I have a 16month old English Spring Spaniel named Piper. I took her on some late pheasant hunting last season and did well. Her most recent development happened yesterday. We took her out to my wife's parents who live a little bit out of town and my nieces decided to light some fireworks. Piper got all excited and ran around looking for the down pheasant. The question I have is; should I keep her at home when we light fireworks? Will her being around them with no birds ruin her? Any insight you can provide would be greatly appreciated. :beer:


----------



## daveb (Jun 29, 2006)

No question about it. My first Lab would cringe at the sound of them and she had hundreds and hundreds of shots fired over her.

http://www.nodakoutdoors.com/forums/vie ... =fireworks


----------



## lylen_14 (Aug 25, 2008)

I agree with you if she would cringe, but she gets all excited about it. Or am I looking at the same thing no matter what?


----------



## daveb (Jun 29, 2006)

Did you read the link I attached? The way I look at it is they're not going to learn anything so why risk it? Just my opinion.


----------



## lylen_14 (Aug 25, 2008)

Sorry, when I click on the link I get Page cannot be displayed. I will keep her home; Thanks for your help.


----------



## Chuck Smith (Feb 22, 2005)

What dave is getting at is....

The dog hears the noise. Goes and looks for the downed bird. No bird. So she is not doing anything and could create a bad habit. Like hearing the bang and not giving a crap because no bird.


----------



## daveb (Jun 29, 2006)

lylen_14 said:


> Sorry, when I click on the link I get Page cannot be displayed. I will keep her home; Thanks for your help.

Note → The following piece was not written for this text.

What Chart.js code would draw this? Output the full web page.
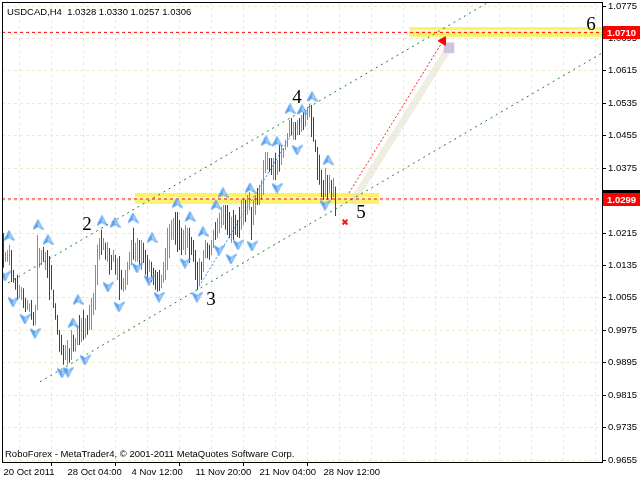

That was probably the right decision. By the way, here's what it said. And, if you can open up the link below it there's a horror story about what fireworks just did to an experienced dog.

Bobm
Supporting Member

Joined: 26 Aug 2003
Posts: 6170
Location: Georgia
Posted: Thu Jun 26, 2008 4:59 pm Post subject: Fireworks = gunshy dogs

--------------------------------------------------------------------------------

its that time of year again and I suggest you be very wary of fireworks exposure ........I hate the damn things

I keep all my dogs in the house and play music loud enough that they cannot hear the local morons using fireworks.

I've had several people bring dogs to me over the years that were made gun/noise shy over fire works and it can happen to older dogs that have many years of hunting experience.

The combination of mutiple LOUD reports with no "hunting connection" is poison to gun dogs.

It's alot easier to prevent than to fix

http://www.dancindogproductions.com/sho ... hp?t=17559


----------



## Stu_Loves_His_GSP (May 6, 2008)

I am surprised that happens to seasoned dogs. When the fireworks go off my dog keeps looking for something to fetch, but has not had an affect on her hunting? My brother has a healer/boxer mix. Fireworks put her into a tailspin but it has always been that way with her.


----------



## Bobm (Aug 26, 2003)

imo atleast 50% of gunshy dogs get that way because of fireworks and it happens to many well seasoned dogs that have been hunted for years


----------



## Stu_Loves_His_GSP (May 6, 2008)

Wow. I hope that wont happen to my dog. We live a couple of miles from the park they set them off.


----------



## Bobm (Aug 26, 2003)

daveb said:


> lylen_14 said:
> 
> 
> > Sorry, when I click on the link I get Page cannot be displayed. I will keep her home; Thanks for your help.
> ...


do whats in bold print


----------